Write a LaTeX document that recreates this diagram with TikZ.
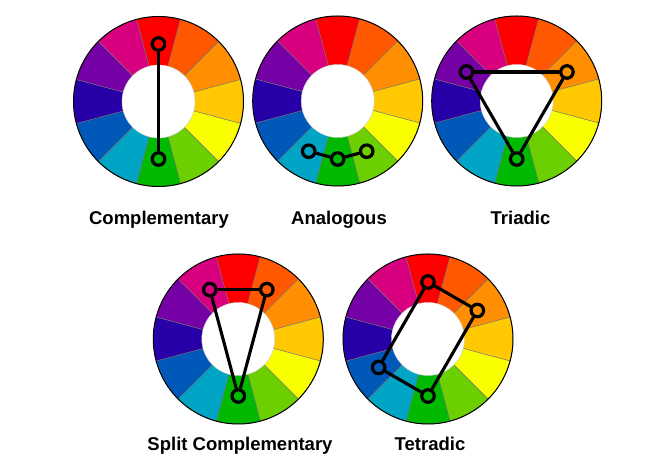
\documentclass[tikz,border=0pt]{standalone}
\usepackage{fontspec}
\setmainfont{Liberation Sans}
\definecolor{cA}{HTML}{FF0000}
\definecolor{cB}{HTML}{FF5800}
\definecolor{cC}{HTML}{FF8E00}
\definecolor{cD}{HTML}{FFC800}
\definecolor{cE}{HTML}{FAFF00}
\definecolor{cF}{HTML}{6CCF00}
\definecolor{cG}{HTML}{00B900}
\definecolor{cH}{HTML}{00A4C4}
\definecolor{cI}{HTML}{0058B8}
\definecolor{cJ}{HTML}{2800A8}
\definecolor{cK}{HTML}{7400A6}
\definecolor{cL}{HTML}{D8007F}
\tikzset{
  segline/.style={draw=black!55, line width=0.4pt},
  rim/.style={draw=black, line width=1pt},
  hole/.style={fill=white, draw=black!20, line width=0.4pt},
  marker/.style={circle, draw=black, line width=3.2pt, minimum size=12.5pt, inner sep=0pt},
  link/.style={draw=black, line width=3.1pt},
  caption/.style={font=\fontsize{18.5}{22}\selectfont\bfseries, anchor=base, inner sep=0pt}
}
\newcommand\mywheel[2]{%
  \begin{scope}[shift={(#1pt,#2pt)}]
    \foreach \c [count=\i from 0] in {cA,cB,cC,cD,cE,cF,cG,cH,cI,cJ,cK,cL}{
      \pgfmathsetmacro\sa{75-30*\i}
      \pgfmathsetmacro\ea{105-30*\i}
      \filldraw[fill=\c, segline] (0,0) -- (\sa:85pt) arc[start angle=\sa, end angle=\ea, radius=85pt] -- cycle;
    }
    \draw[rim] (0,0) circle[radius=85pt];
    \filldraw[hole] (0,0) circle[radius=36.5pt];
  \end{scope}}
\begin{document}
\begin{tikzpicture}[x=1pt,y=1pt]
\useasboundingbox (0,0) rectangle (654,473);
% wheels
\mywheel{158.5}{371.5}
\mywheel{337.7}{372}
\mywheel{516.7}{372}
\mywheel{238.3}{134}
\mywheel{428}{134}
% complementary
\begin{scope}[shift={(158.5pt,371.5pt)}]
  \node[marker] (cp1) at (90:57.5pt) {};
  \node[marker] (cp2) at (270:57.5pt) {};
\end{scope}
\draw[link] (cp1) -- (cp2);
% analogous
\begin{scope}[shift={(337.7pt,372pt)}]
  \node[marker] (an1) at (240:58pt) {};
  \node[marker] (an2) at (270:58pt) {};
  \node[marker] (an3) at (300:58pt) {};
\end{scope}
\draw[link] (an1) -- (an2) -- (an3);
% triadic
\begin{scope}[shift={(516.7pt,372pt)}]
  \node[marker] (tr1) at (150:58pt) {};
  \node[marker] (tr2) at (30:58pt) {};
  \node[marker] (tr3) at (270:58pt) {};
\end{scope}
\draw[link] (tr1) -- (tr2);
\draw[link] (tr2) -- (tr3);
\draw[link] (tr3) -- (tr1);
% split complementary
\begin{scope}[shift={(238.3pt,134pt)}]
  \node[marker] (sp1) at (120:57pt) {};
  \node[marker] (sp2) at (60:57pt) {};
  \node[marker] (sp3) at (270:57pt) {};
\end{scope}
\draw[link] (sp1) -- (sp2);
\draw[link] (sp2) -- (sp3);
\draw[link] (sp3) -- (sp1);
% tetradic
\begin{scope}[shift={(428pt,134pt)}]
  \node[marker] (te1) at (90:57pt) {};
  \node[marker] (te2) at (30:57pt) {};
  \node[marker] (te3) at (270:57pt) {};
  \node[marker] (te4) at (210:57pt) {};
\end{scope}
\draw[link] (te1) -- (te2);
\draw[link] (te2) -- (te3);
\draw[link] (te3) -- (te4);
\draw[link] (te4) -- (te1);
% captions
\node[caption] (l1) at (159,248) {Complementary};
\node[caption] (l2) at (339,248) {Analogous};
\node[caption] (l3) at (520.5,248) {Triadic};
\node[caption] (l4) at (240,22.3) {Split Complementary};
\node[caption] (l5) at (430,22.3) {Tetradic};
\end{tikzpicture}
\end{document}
● ● ● ● ● ● ●
Written exercise:
Repeat the listing in full and exactly. Do not include any images.

Exercise result:
Write a LaTeX document that recreates this diagram with TikZ.
\documentclass[tikz,border=0pt]{standalone}
\usepackage{fontspec}
\setmainfont{Liberation Sans}
\definecolor{cA}{HTML}{FF0000}
\definecolor{cB}{HTML}{FF5800}
\definecolor{cC}{HTML}{FF8E00}
\definecolor{cD}{HTML}{FFC800}
\definecolor{cE}{HTML}{FAFF00}
\definecolor{cF}{HTML}{6CCF00}
\definecolor{cG}{HTML}{00B900}
\definecolor{cH}{HTML}{00A4C4}
\definecolor{cI}{HTML}{0058B8}
\definecolor{cJ}{HTML}{2800A8}
\definecolor{cK}{HTML}{7400A6}
\definecolor{cL}{HTML}{D8007F}
\tikzset{
  segline/.style={draw=black!55, line width=0.4pt},
  rim/.style={draw=black, line width=1pt},
  hole/.style={fill=white, draw=black!20, line width=0.4pt},
  marker/.style={circle, draw=black, line width=3.2pt, minimum size=12.5pt, inner sep=0pt},
  link/.style={draw=black, line width=3.1pt},
  caption/.style={font=\fontsize{18.5}{22}\selectfont\bfseries, anchor=base, inner sep=0pt}
}
\newcommand\mywheel[2]{%
  \begin{scope}[shift={(#1pt,#2pt)}]
    \foreach \c [count=\i from 0] in {cA,cB,cC,cD,cE,cF,cG,cH,cI,cJ,cK,cL}{
      \pgfmathsetmacro\sa{75-30*\i}
      \pgfmathsetmacro\ea{105-30*\i}
      \filldraw[fill=\c, segline] (0,0) -- (\sa:85pt) arc[start angle=\sa, end angle=\ea, radius=85pt] -- cycle;
    }
    \draw[rim] (0,0) circle[radius=85pt];
    \filldraw[hole] (0,0) circle[radius=36.5pt];
  \end{scope}}
\begin{document}
\begin{tikzpicture}[x=1pt,y=1pt]
\useasboundingbox (0,0) rectangle (654,473);
% wheels
\mywheel{158.5}{371.5}
\mywheel{337.7}{372}
\mywheel{516.7}{372}
\mywheel{238.3}{134}
\mywheel{428}{134}
% complementary
\begin{scope}[shift={(158.5pt,371.5pt)}]
  \node[marker] (cp1) at (90:57.5pt) {};
  \node[marker] (cp2) at (270:57.5pt) {};
\end{scope}
\draw[link] (cp1) -- (cp2);
% analogous
\begin{scope}[shift={(337.7pt,372pt)}]
  \node[marker] (an1) at (240:58pt) {};
  \node[marker] (an2) at (270:58pt) {};
  \node[marker] (an3) at (300:58pt) {};
\end{scope}
\draw[link] (an1) -- (an2) -- (an3);
% triadic
\begin{scope}[shift={(516.7pt,372pt)}]
  \node[marker] (tr1) at (150:58pt) {};
  \node[marker] (tr2) at (30:58pt) {};
  \node[marker] (tr3) at (270:58pt) {};
\end{scope}
\draw[link] (tr1) -- (tr2);
\draw[link] (tr2) -- (tr3);
\draw[link] (tr3) -- (tr1);
% split complementary
\begin{scope}[shift={(238.3pt,134pt)}]
  \node[marker] (sp1) at (120:57pt) {};
  \node[marker] (sp2) at (60:57pt) {};
  \node[marker] (sp3) at (270:57pt) {};
\end{scope}
\draw[link] (sp1) -- (sp2);
\draw[link] (sp2) -- (sp3);
\draw[link] (sp3) -- (sp1);
% tetradic
\begin{scope}[shift={(428pt,134pt)}]
  \node[marker] (te1) at (90:57pt) {};
  \node[marker] (te2) at (30:57pt) {};
  \node[marker] (te3) at (270:57pt) {};
  \node[marker] (te4) at (210:57pt) {};
\end{scope}
\draw[link] (te1) -- (te2);
\draw[link] (te2) -- (te3);
\draw[link] (te3) -- (te4);
\draw[link] (te4) -- (te1);
% captions
\node[caption] (l1) at (159,248) {Complementary};
\node[caption] (l2) at (339,248) {Analogous};
\node[caption] (l3) at (520.5,248) {Triadic};
\node[caption] (l4) at (240,22.3) {Split Complementary};
\node[caption] (l5) at (430,22.3) {Tetradic};
\end{tikzpicture}
\end{document}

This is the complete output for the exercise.